La Unión Europea, pragmática y contradictoria, saluda la resolución porque estabiliza un flanco que teme inestable. Pero Europa no puede limitarse a contabilizar contratos de pesca o fosfatos. Debe implicarse en garantizar que la autonomía sea efectiva en poco tiempo, efectiva y democrática; que los derechos humanos no queden sepultados bajo la arena de los acuerdos comerciales.
Si Bruselas quiere ser brújula, no puede actuar como espectadora satisfecha, una vez más, delo que hacen otros y tender algo más que la mano.
La resolución de la ONU llega, pues, con el sabor agrio de lo tardío y el aroma tenue de lo posible en un instante de sentimiento de necesidad que debe aprovecharse. Habla de “autonomía genuina”, “solución mutuamente aceptable” y “compromiso con la libre determinación”. Es un texto que parece redactado por la esperanza, pero firmado por la cautela.

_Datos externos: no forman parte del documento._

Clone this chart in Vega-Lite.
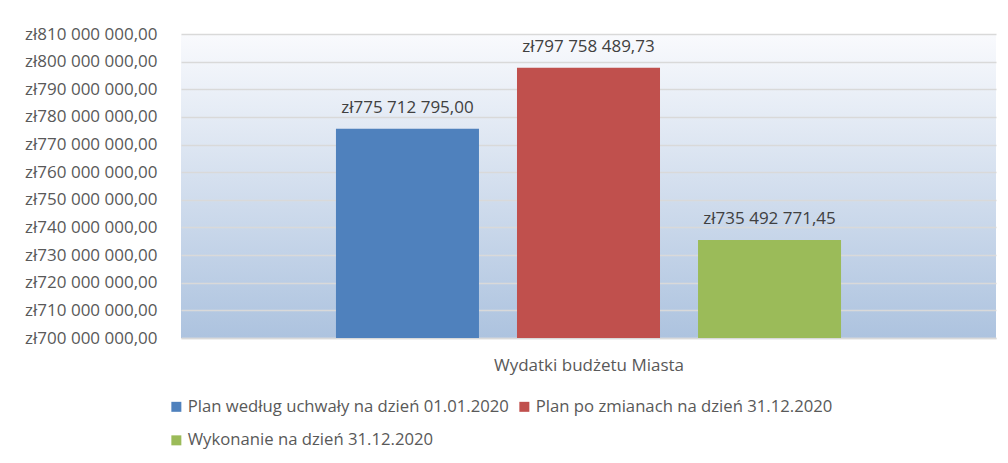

Aun así, es un comienzo. El primero en mucho tiempo.
Y a Marruecos, más que a nadie, le corresponde hacer que ese comienzo no se disuelva en otro medio siglo de arena. Le toca demostrar que sabe ganar sin humillar, liderar sin imponer, convencer sin forzar. El liderazgo del futuro será el de quien haga florecer el desierto, no el de quien lo conquiste.
De algún modo, esta resolución abre una posibilidad más humana: que la victoria no tenga que producir vencidos. Que Marruecos encuentre en la inclusión su fortaleza, que el Polisario halle en la democracia su dignidad, que Argelia descubra en la cooperación su vocación, que España cumpla al fin con su memoria y que la ONU aprenda a no llegar siempre tan tarde.
Ahora toca a cada parte entender su papel y cumplirlo sin dilaciones.
Porque la historia no espera: cuando el viento cambia, quienes se aferran a la arena se hunden con ella. Como escribió Zweig, “la tragedia del destino no está en el golpe que nos da, sino en no saber leer la advertencia que lo precede”.
El Sáhara Occidental, hoy, ha recibido una ráfaga luminosa: o construimos juntos una autonomía viva, justa, democrática, o seguiremos caminando sobre espejismos. Y el mundo, como tantas veces, mirará hacia otro lado.